Como já virou costume no Palácio dos Festivais, em Gramado, o segundo dia da Mostra Gaúcha de Curtas-metragens foi marcado pela recorrência da frase de protesto: primeiramente, Fora Temer! O palco da sala de exibições do Festival virou um belíssimo palanque. A cada sessão, a cada apresentação de curta-metragem, foi quase como lavar a alma. Foi assim na sessão do excepcional Aquarius (2016), com o público gritando a pleno pulmões e continua acontecendo nas sessões paralelas. O palco-palanque vem trazendo manifestações sobre classe artística, quilombolas, representação feminina, permanecendo, mais do que nunca, uma tela que reflete (e muito) as preocupações dos realizadores gaúchos.
Algumas dessas preocupações e temáticas são constantes entre os produtos apresentados: a busca pela saída da zona de conforto, a vertente artista-criadora de personalidades locais ou ainda, a busca por um novo olhar dentro do gênero documentário. Não tão novo esse olhar, é verdade, mas certamente uma tendência entre os filmes exibidos, eles que se valem da metalinguagem, buscando mostrar os bastidores das filmagens como algo homogêneo e pulsante em meio ao objeto principal de análise. O problema é que se era para soar inovador, experimental ou arrojado, apenas parece uma muleta fraca. É como subestimar o público. Como se quem assiste não soubesse que, na maioria das vezes, um documentário cria uma verdade, a forja.
No primeiro dia o destaque ficou com o minimalista e impactante Sesmaria. Fica até difícil encontrar alguma outra produção de impacto similar no segundo turno do famoso Gauchão. Entre animações, documentários e ficções, foram exibidos nove filmes. Um misto de produções sem incentivo fiscal (como destacou Boca Migotto ao apresentar seus curtas selecionados), trabalhos para universidades e outros com o devido incentivo fiscal que, como muito bem foi destacado por uma realizadora presente, não é um auxílio para que se realize cinema no país, é criação de trabalho, mão-de-obra e expertise.
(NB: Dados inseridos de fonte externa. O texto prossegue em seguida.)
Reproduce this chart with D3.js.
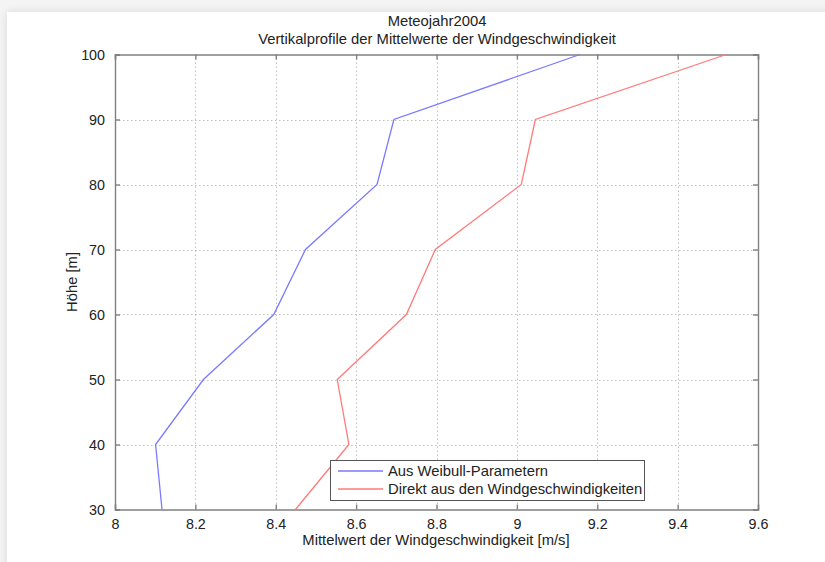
<!DOCTYPE html>
<html>
<head>
<meta charset="utf-8">
<script src="https://cdn.jsdelivr.net/npm/d3@7"></script>
<style>
  html, body { margin: 0; padding: 0; background: #f4f4f4; }
  svg { display: block; }
  text { font-family: "Liberation Sans", Arial, Helvetica, sans-serif; fill: #222; }
</style>
</head>
<body>
<script>
// ---- data ----
const heights = [30, 40, 50, 60, 70, 80, 90, 100];
const weibull = [8.117, 8.101, 8.22, 8.395, 8.474, 8.652, 8.694, 9.157];
const direkt  = [8.449, 8.582, 8.553, 8.725, 8.797, 9.011, 9.046, 9.521];
const xTicks = [8, 8.2, 8.4, 8.6, 8.8, 9, 9.2, 9.4, 9.6];
const yTicks = [30, 40, 50, 60, 70, 80, 90, 100];
const seriesNames = ["Aus Weibull-Parametern", "Direkt aus den Windgeschwindigkeiten"];
const titleLines = ["Meteojahr2004", "Vertikalprofile der Mittelwerte der Windgeschwindigkeit"];
const xLabel = "Mittelwert der Windgeschwindigkeit [m/s]";
const yLabel = "Höhe [m]";

const W = 825, H = 562;
const L = 115, R = 758, T = 54.5, B = 509.5;
const FS = 14.8;

const svg = d3.select("body").append("svg").attr("width", W).attr("height", H);

// card background with soft shadow
const defs = svg.append("defs");
const f = defs.append("filter").attr("id", "sh").attr("x", "-5%").attr("y", "-5%").attr("width", "110%").attr("height", "110%");
f.append("feGaussianBlur").attr("in", "SourceAlpha").attr("stdDeviation", 4);
f.append("feComponentTransfer").append("feFuncA").attr("type", "linear").attr("slope", 0.12);
const m = f.append("feMerge");
m.append("feMergeNode");
m.append("feMergeNode").attr("in", "SourceGraphic");
svg.append("rect").attr("x", 7).attr("y", 12).attr("width", W + 20).attr("height", H + 20)
  .attr("fill", "#fff").attr("filter", "url(#sh)");

const x = d3.scaleLinear().domain([8, 9.6]).range([L, R]);
const y = d3.scaleLinear().domain([30, 100]).range([B, T]);

// grid
const grid = svg.append("g").attr("stroke", "#c0c0c0").attr("stroke-width", 1).attr("stroke-dasharray", "1.5,2.5");
grid.selectAll(".gx").data(xTicks.slice(1, -1)).join("line")
  .attr("x1", d => Math.round(x(d)) + 0.5).attr("x2", d => Math.round(x(d)) + 0.5)
  .attr("y1", T).attr("y2", B);
grid.selectAll(".gy").data(yTicks.slice(1, -1)).join("line")
  .attr("y1", d => Math.round(y(d)) + 0.5).attr("y2", d => Math.round(y(d)) + 0.5)
  .attr("x1", L).attr("x2", R);

// axes (inward ticks, both sides)
const axColor = "#808080";
const gB = svg.append("g").attr("transform", `translate(0,${B})`)
  .call(d3.axisBottom(x).tickValues(xTicks).tickSize(-5).tickPadding(9).tickFormat(d3.format("")));
const gT = svg.append("g").attr("transform", `translate(0,${T})`)
  .call(d3.axisTop(x).tickValues(xTicks).tickSize(-5).tickFormat(""));
const gL = svg.append("g").attr("transform", `translate(${L},0)`)
  .call(d3.axisLeft(y).tickValues(yTicks).tickSize(-5).tickPadding(10));
const gR = svg.append("g").attr("transform", `translate(${R},0)`)
  .call(d3.axisRight(y).tickValues(yTicks).tickSize(-5).tickFormat(""));
[gB, gT, gL, gR].forEach(g => {
  g.select(".domain").attr("stroke", axColor).attr("stroke-width", 1.4);
  g.selectAll(".tick line").attr("stroke", axColor).attr("stroke-width", 1.4);
  g.selectAll(".tick text").attr("font-size", 14.3).attr("fill", "#222")
    .attr("font-family", "'Liberation Sans', Arial, sans-serif");
});

// lines
const line = vals => d3.line().x((d, i) => x(vals[i])).y(d => y(d))(heights);
svg.append("path").attr("d", line(weibull)).attr("fill", "none")
  .attr("stroke", "#7a7aff").attr("stroke-width", 1.3);
svg.append("path").attr("d", line(direkt)).attr("fill", "none")
  .attr("stroke", "#ff7a7a").attr("stroke-width", 1.3);

// titles
svg.append("text").attr("x", 437).attr("y", 26).attr("text-anchor", "middle").attr("font-size", FS).text(titleLines[0]);
svg.append("text").attr("x", 437).attr("y", 43.5).attr("text-anchor", "middle").attr("font-size", FS).text(titleLines[1]);
svg.append("text").attr("x", 436).attr("y", 545).attr("text-anchor", "middle").attr("font-size", FS).text(xLabel);
svg.append("text").attr("transform", `translate(77,${(T + B) / 2}) rotate(-90)`)
  .attr("text-anchor", "middle").attr("font-size", FS).text(yLabel);

// legend
const lg = svg.append("g");
lg.append("rect").attr("x", 330.5).attr("y", 460.5).attr("width", 314).attr("height", 40)
  .attr("fill", "#fff").attr("stroke", "#555").attr("stroke-width", 1);
const colors = ["#7a7aff", "#ff7a7a"];
seriesNames.forEach((n, i) => {
  const yy = 471 + i * 18;
  lg.append("line").attr("x1", 338).attr("x2", 383).attr("y1", yy).attr("y2", yy)
    .attr("stroke", colors[i]).attr("stroke-width", 1.3);
  lg.append("text").attr("x", 388).attr("y", yy + 5).attr("font-size", FS).text(n);
});
</script>
</body>
</html>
Migotto foi selecionado com Às Margens e Horas. O primeiro é um documentário sobre a trajetória em tom de road movie do escultor Tieppo, natural de Carlos Barbosa, cidade-natal também de Migotto. Já o outro título é uma ficção com bela interpretação de Nelson Diniz e, como sempre, uma direção de fotografia impecável de Bruno Polidoro. Escape, de Jonatas Rubert, parte de uma ideia promissora ao colocar um casal em crise protagonizando discussões e debates acalorados sobre feminismo, machismo e problemáticas sócio-políticas, em junção com as redes sociais. Infelizmente, a proposta fica na ameaça e não se consuma de forma adequada. Parece acelerada e sem respiros com atuações carentes de direcionamento.
As animações tiveram grande destaque neste segundo dia de exibições. Foram três realizações utilizando a técnica e a com melhor acabamento e proposta inspiradora foi o curta de Felippe Steffens e Carlos Mateus: Lipe, Vovô e o Monstro. Realizado em conjunto com alunos de uma escola pública, que dublaram e conceituaram os personagens, Steffens e Mateus criam um belíssimo e tocante trabalho sobre um neto e um avô que descobrem um mundo nas profundezas de um lago com a ajuda de um monstro com leves referências a animações do Studio Ghibli, sem perder a originalidade.
O encerramento do dia se deu com o documentário Vida Como Rizoma, de Lisi Kieling, sobre Klaus Volkmann, músico da OSPA que mantém uma relação respeitosa e sustentável com o meio ambiente e de positividade com o seu entorno. Apesar de muito simples, a realização de Kieling explora facetas sobre indivíduo e coletividade de maneira muito sutil.